Thesis - campus only access

Date of Award

Spring 1988

Degree Name

Master of Science (MS)

Department

Geosciences

Advisor

Ken Neuhauser

Abstract

Eleven stratigraphic sections of the previously unassigned post-Foundation (Pennsylvanian), pre-Morrison (Upper Jurassic) strata along the eastern flank of the Wet Mountains, Colorado, have undergone a detailed sedimentological and stratigraphic analysis. These rocks are now assigned to the Middle Jurassic (Callovian) Ralston Creek Formation. Seven major lithofacies are defined within the Ralston Creek sedimentary package and include an arkosic pebbly conglomerate (Lithofacies A), a laminated siltite (Lithofacies B), a cryptalgal laminate (Lithofacies C) , a laminated subarkosic sandstone (Lithofacies D), an arkose (Lithofacies E), interbedded sandstones, siltstones, and arenaceous micritic limestone (Lithofacies F), and a very thickly bedded galauconitic sandstone (Lithofacies G).
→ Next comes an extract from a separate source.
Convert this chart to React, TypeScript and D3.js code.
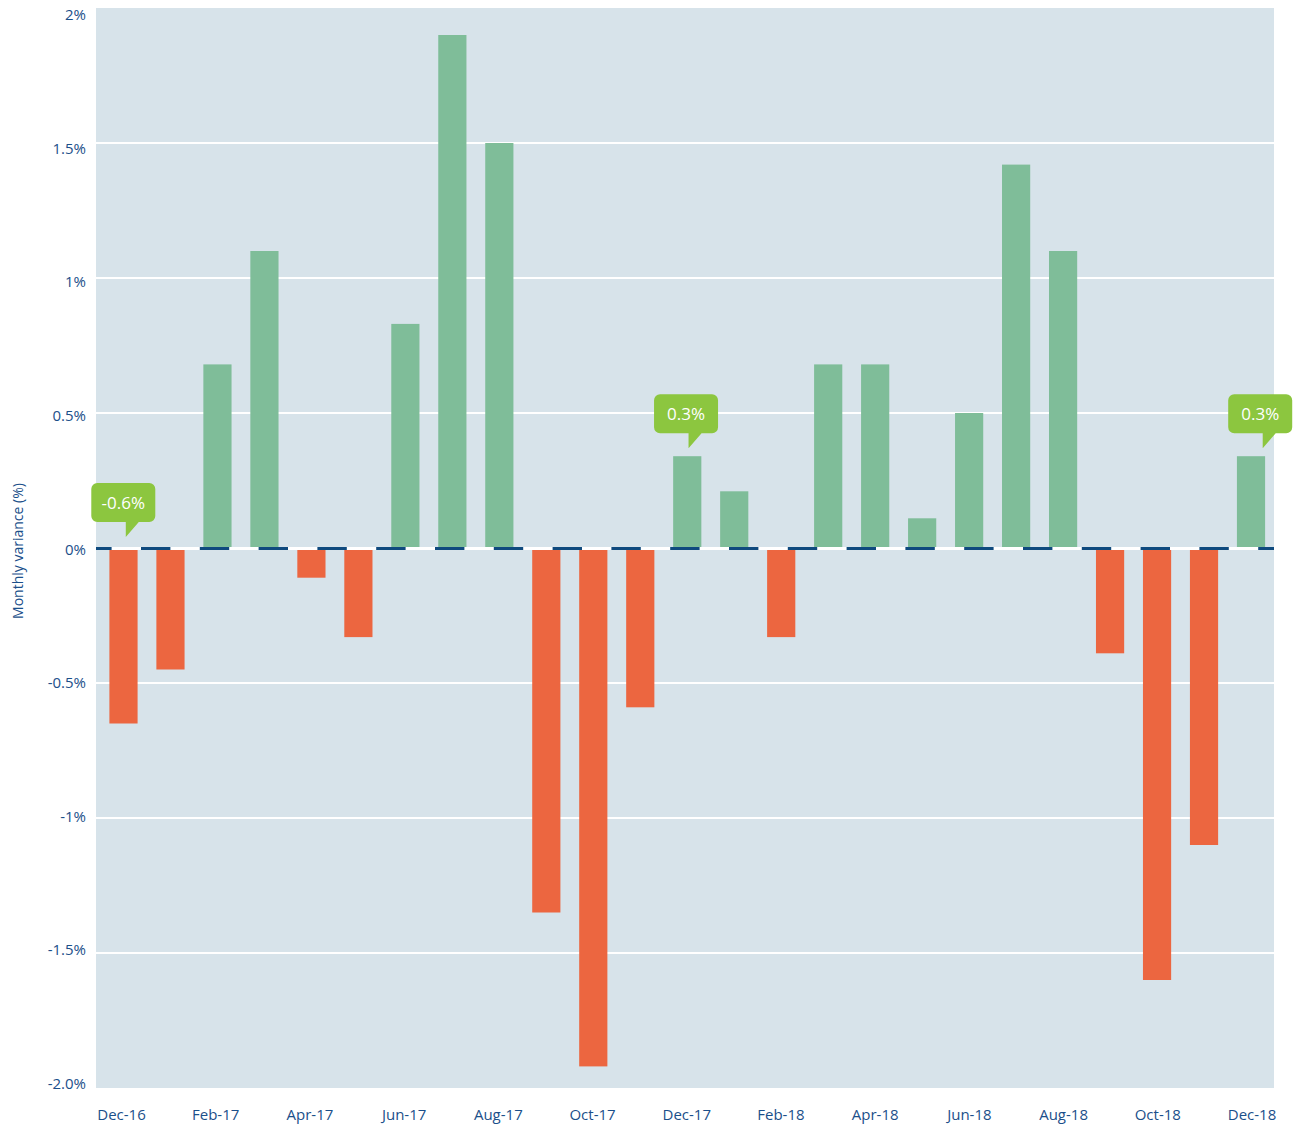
import React from 'react';
import * as d3 from 'd3';

const months = [
  'Dec-16', 'Jan-17', 'Feb-17', 'Mar-17', 'Apr-17', 'May-17', 'Jun-17', 'Jul-17', 'Aug-17',
  'Sep-17', 'Oct-17', 'Nov-17', 'Dec-17', 'Jan-18', 'Feb-18', 'Mar-18', 'Apr-18', 'May-18',
  'Jun-18', 'Jul-18', 'Aug-18', 'Sep-18', 'Oct-18', 'Nov-18', 'Dec-18',
];
const variance = [
  -0.65, -0.45, 0.68, 1.1, -0.11, -0.33, 0.83, 1.9, 1.5,
  -1.35, -1.92, -0.59, 0.34, 0.21, -0.33, 0.68, 0.68, 0.11,
  0.5, 1.42, 1.1, -0.39, -1.6, -1.1, 0.34,
];
const xTickLabels = [
  'Dec-16', 'Feb-17', 'Apr-17', 'Jun-17', 'Aug-17', 'Oct-17', 'Dec-17',
  'Feb-18', 'Apr-18', 'Jun-18', 'Aug-18', 'Oct-18', 'Dec-18',
];
const yTickValues = [2, 1.5, 1, 0.5, 0, -0.5, -1, -1.5, -2];
const yTickLabels = ['2%', '1.5%', '1%', '0.5%', '0%', '-0.5%', '-1%', '-1.5%', '-2.0%'];
const calloutMonths = ['Dec-16', 'Dec-17', 'Dec-18'];
const calloutLabels = ['-0.6%', '0.3%', '0.3%'];

const W = 1294;
const H = 1126;
const PLOT = { left: 96, right: 1274, top: 8, bottom: 1088 };
const FONT = '"Open Sans", "Noto Sans", sans-serif';
const NAVY = '#1b4f8a';
const GREEN = '#7fbd99';
const RED = '#ec6640';
const BG = '#d7e3ea';
const CALLOUT = '#8cc63f';

export default function App() {
  const y = d3.scaleLinear().domain([-2, 2]).range([PLOT.bottom, PLOT.top]);
  const yLabel = d3.scaleLinear().domain([-2, 2]).range([1083, 14]);
  const x = d3
    .scaleBand<string>()
    .domain(months)
    .range([100, 1274.5])
    .paddingInner(0.4)
    .paddingOuter(0.2);
  const xLabel = d3.scalePoint<string>().domain(xTickLabels).range([121.5, 1252]);
  const bw = x.bandwidth();
  const y0 = y(0);

  // per-callout placement nudges relative to the bar centre (style only)
  const tipOffset: Record<string, number> = { 'Dec-16': 2.3, 'Dec-17': 1.3, 'Dec-18': 11.7 };

  const callouts = calloutMonths.map((m, i) => {
    const idx = months.indexOf(m);
    const v = variance[idx];
    const cx = (x(m) as number) + bw / 2;
    const tipX = cx + (tipOffset[m] || 0);
    const tipY = v >= 0 ? y(v) - 8 : y0 - 11;
    const boxW = 64;
    const boxH = 39;
    const ptrH = 15;
    const ptrW = 13;
    const bx = tipX - 34.5;
    const bBottom = tipY - ptrH;
    const by = bBottom - boxH;
    const r = 6;
    const p = d3.path();
    p.moveTo(bx + r, by);
    p.lineTo(bx + boxW - r, by);
    p.arcTo(bx + boxW, by, bx + boxW, by + r, r);
    p.lineTo(bx + boxW, bBottom - r);
    p.arcTo(bx + boxW, bBottom, bx + boxW - r, bBottom, r);
    p.lineTo(tipX + ptrW, bBottom);
    p.lineTo(tipX, tipY);
    p.lineTo(tipX, bBottom);
    p.lineTo(bx + r, bBottom);
    p.arcTo(bx, bBottom, bx, bBottom - r, r);
    p.lineTo(bx, by + r);
    p.arcTo(bx, by, bx + r, by, r);
    p.closePath();
    return { key: m, d: p.toString(), tx: bx + boxW / 2, ty: by + boxH / 2, label: calloutLabels[i] };
  });

  return (
    <svg
      width={W}
      height={H}
      style={{ position: 'absolute', left: 0, top: 0, fontFamily: FONT }}
    >
      <rect
        x={PLOT.left}
        y={PLOT.top}
        width={PLOT.right - PLOT.left}
        height={PLOT.bottom - PLOT.top}
        fill={BG}
      />
      {yTickValues
        .filter((v) => v !== 2 && v !== -2)
        .map((v) => (
          <line
            key={'g' + v}
            x1={PLOT.left}
            x2={PLOT.right}
            y1={y(v)}
            y2={y(v)}
            stroke="#ffffff"
            strokeWidth={2}
          />
        ))}
      {months.map((m, i) => {
        const v = variance[i];
        const top = v >= 0 ? y(v) : y0;
        const h = Math.abs(y(v) - y0);
        return (
          <rect
            key={m}
            x={x(m)}
            y={top}
            width={bw}
            height={h}
            fill={v >= 0 ? GREEN : RED}
          />
        );
      })}
      <line x1={PLOT.left} x2={PLOT.right} y1={y0 + 0.5} y2={y0 + 0.5} stroke="#ffffff" strokeWidth={3} />
      <line
        x1={PLOT.left}
        x2={PLOT.right}
        y1={y0 + 0.5}
        y2={y0 + 0.5}
        stroke="#0f4a7e"
        strokeWidth={3}
        strokeDasharray="29.4 29.4"
        strokeDashoffset={13.8}
      />
      {yTickValues.map((v, i) => (
        <text
          key={'yl' + v}
          x={86}
          y={yLabel(v)}
          textAnchor="end"
          dominantBaseline="central"
          fontSize={15}
          fill={NAVY}
        >
          {yTickLabels[i]}
        </text>
      ))}
      {xTickLabels.map((l) => (
        <text
          key={'xl' + l}
          x={xLabel(l)}
          y={1114}
          textAnchor="middle"
          dominantBaseline="central"
          fontSize={15}
          fill={NAVY}
        >
          {l}
        </text>
      ))}
      <text
        transform={`translate(17,${551}) rotate(-90)`}
        textAnchor="middle"
        dominantBaseline="central"
        fontSize={14}
        fill={NAVY}
      >
        Monthly variance (%)
      </text>
      {callouts.map((c) => (
        <g key={c.key}>
          <path d={c.d} fill={CALLOUT} />
          <text
            x={c.tx}
            y={c.ty}
            textAnchor="middle"
            dominantBaseline="central"
            fontSize={17}
            fill="#ffffff"
          >
            {c.label}
          </text>
        </g>
      ))}
    </svg>
  );
}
Depositional environments, as well as paleogeographic and paleotectonic implications of the Ralston Creek Formation have been determined based on lithofacies associations in the Beulah-Wetmore area on lithofacies associations in the Beulah-Wetmore area of south-central Colorado. Sediments of the Ralston Creek Formation were deposited along the southeastern margin of the Jurassic Western Interior embayment adjacent to a positive area formed by the remnants of the Ancestral Rocky Mountains during the Middle Callovian transgression. An initial episode of depositional quiescence can be inferred form the restricted, hypersaline marine, tidal flat and intertidal deposits of Lithofacies A, B, C, and D. The appearance of Lithofacies D marks an increase in sedimentation rates within the Ralston Creek basin that was possibly triggered by localized tectonic uplift. Nearby tectonic uplift in the area of the present Wet Mountains ended the period of quiescence in the Ralston Creek basin and supplied the coarse arkosic clastics that comprise the upper lithofacies (Lithofacies E and F) of the Ralston Creek Formation. Lithofacies E, F, and G are sediments deposited on a northeasterly prograding fan-delta complex and represent both subaerial (alluvial fan) and subaqueous (marginal marine) environments and processes. The Tectonic activity and associated fan-delta deposition of the Upper Ralston Creek Formation may have initiated the final Jurassic marine regression form the southern Western Interior embayment region.